▶ [What you have to do]: Your copy should be exact, beginning at the line containing "Recreate this image" and ending at the line containing "left_ticks = [0, 2, 4, 6, 8, 10, 12, 14]", with both lines kept and every picture dropped.

[Lines of data]
** begin **
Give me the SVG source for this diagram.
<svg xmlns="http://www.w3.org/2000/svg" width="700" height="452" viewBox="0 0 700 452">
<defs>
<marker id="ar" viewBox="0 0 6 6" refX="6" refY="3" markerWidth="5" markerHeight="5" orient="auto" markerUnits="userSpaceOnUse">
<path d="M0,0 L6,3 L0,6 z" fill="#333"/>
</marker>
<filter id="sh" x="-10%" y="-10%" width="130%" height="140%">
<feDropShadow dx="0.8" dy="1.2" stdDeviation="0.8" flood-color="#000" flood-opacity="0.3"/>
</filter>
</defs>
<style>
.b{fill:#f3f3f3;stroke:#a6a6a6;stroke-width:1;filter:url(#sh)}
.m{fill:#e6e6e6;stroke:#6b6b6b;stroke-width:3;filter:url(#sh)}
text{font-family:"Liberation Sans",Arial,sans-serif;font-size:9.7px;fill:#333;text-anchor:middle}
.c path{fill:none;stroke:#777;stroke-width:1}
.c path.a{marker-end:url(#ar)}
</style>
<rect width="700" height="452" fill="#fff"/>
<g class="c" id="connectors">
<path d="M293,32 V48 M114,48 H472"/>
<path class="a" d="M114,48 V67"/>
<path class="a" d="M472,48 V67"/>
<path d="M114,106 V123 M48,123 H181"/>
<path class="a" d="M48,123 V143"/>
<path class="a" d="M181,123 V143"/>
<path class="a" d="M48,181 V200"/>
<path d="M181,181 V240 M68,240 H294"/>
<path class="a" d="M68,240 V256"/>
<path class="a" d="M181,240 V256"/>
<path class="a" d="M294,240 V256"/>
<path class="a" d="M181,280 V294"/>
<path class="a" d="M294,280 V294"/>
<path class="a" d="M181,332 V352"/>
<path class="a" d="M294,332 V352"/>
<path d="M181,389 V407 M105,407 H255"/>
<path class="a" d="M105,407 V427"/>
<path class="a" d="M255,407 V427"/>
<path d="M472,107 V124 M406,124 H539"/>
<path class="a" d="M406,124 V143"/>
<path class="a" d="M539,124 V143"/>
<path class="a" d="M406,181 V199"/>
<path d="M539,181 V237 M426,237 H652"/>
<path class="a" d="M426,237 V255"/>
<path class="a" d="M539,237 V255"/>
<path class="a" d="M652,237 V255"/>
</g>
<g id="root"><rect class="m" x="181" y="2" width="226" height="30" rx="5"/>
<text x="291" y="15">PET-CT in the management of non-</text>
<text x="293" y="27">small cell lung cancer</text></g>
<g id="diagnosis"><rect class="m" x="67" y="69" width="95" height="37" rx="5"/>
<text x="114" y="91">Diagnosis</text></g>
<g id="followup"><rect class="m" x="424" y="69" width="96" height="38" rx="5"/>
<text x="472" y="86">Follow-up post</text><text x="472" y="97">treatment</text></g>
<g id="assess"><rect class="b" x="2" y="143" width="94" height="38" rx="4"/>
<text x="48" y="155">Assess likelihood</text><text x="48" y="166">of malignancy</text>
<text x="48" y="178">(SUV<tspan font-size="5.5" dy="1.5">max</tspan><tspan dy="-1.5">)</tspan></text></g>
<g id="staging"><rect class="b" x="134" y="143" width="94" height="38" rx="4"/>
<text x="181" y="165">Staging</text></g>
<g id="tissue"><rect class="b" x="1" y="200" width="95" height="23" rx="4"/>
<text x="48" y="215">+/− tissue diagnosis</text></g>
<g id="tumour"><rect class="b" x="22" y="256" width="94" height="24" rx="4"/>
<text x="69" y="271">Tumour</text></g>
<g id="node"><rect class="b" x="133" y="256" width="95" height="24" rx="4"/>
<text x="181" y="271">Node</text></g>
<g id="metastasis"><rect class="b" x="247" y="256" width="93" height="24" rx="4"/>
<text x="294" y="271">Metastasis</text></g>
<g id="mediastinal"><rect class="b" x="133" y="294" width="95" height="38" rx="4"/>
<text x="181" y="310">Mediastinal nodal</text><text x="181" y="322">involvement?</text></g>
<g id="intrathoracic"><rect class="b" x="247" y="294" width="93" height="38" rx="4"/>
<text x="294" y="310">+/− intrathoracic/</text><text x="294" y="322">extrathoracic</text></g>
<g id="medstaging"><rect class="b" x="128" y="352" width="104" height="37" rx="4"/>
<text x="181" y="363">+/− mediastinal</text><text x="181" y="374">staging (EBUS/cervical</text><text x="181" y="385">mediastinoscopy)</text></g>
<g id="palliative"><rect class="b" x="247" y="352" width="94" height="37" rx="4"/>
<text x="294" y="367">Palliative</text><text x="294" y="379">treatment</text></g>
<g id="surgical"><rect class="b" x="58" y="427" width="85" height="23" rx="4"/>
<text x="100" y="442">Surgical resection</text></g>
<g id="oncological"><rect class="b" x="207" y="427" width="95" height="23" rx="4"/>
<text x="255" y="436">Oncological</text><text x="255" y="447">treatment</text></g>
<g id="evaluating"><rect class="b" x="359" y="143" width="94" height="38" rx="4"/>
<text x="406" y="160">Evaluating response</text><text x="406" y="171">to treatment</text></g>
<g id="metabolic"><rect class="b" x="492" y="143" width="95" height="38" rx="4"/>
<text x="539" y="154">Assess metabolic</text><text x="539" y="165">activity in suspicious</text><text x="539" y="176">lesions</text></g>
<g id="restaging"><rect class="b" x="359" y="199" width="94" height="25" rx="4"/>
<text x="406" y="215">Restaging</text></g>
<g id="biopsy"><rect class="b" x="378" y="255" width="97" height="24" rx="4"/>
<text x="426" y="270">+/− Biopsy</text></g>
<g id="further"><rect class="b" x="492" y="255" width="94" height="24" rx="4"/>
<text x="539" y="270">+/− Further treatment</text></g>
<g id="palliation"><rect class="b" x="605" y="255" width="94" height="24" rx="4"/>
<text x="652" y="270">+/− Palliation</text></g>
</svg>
** end **
** begin **
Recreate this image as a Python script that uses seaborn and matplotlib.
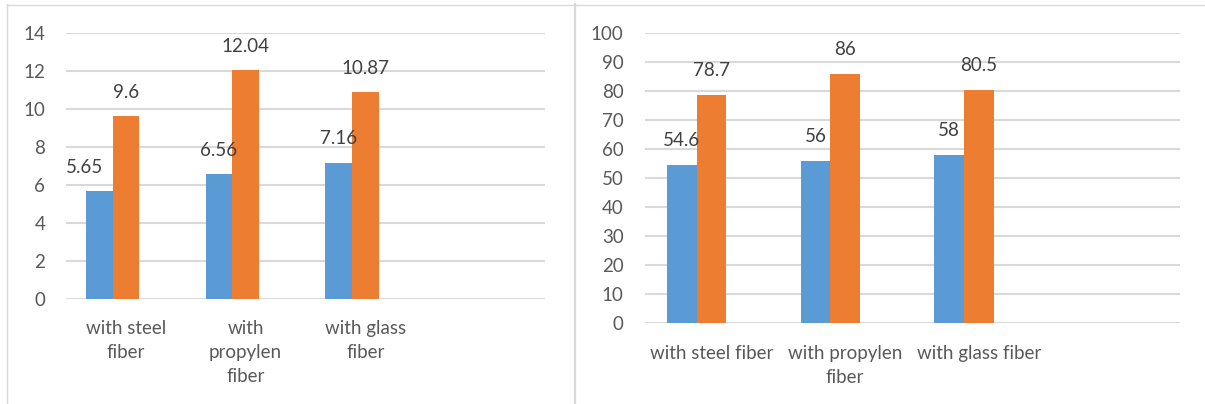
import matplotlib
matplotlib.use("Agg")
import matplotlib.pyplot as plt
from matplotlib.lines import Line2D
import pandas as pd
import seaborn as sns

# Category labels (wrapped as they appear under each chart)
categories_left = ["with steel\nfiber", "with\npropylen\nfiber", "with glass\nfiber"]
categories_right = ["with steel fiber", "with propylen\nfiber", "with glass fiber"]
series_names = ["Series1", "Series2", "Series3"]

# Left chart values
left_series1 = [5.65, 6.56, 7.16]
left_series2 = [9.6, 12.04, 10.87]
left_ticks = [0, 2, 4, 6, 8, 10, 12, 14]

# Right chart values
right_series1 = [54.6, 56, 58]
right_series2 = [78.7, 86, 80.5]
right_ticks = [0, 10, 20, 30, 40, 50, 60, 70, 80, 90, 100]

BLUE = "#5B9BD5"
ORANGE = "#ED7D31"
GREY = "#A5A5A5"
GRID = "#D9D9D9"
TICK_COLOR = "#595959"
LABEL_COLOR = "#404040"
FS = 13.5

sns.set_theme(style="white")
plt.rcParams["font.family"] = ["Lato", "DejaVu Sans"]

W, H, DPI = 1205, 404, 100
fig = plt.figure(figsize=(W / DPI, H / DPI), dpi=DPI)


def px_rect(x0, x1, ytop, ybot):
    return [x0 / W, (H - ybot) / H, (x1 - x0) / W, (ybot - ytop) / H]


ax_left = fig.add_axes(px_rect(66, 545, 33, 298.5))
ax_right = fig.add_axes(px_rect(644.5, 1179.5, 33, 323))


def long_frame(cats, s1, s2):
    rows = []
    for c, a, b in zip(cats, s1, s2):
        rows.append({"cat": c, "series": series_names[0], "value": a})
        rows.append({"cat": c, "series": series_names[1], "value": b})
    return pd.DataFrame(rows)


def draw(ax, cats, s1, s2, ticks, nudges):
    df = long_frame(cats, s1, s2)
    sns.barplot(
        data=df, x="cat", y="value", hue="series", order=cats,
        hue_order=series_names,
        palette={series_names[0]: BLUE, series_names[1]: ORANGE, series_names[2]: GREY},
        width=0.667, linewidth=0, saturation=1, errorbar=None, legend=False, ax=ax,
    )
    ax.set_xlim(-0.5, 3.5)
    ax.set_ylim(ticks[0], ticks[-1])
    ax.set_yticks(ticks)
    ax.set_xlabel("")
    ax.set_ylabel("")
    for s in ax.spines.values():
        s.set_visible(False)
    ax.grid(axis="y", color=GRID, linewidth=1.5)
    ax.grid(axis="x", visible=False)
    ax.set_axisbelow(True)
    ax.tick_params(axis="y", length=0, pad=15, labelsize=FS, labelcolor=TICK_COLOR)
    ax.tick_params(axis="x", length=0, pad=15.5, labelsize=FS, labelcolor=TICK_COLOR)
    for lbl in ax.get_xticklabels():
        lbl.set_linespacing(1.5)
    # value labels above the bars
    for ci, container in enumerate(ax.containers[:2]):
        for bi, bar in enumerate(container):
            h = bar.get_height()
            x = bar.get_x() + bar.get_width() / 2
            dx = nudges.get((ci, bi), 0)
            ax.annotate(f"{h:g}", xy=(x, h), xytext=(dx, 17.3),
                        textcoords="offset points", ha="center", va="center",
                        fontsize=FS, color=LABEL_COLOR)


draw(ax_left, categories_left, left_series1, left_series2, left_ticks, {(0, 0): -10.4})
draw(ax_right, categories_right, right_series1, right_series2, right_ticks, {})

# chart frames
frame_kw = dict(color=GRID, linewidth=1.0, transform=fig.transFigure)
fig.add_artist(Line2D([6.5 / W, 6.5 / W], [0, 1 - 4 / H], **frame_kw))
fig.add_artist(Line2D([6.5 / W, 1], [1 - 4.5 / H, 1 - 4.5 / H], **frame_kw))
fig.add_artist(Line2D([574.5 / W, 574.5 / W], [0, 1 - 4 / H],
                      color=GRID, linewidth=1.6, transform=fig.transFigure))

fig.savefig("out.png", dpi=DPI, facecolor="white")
** end **
▶ [Result for this exercise]:
Recreate this image as a Python script that uses seaborn and matplotlib.
import matplotlib
matplotlib.use("Agg")
import matplotlib.pyplot as plt
from matplotlib.lines import Line2D
import pandas as pd
import seaborn as sns

# Category labels (wrapped as they appear under each chart)
categories_left = ["with steel\nfiber", "with\npropylen\nfiber", "with glass\nfiber"]
categories_right = ["with steel fiber", "with propylen\nfiber", "with glass fiber"]
series_names = ["Series1", "Series2", "Series3"]

# Left chart values
left_series1 = [5.65, 6.56, 7.16]
left_series2 = [9.6, 12.04, 10.87]
left_ticks = [0, 2, 4, 6, 8, 10, 12, 14]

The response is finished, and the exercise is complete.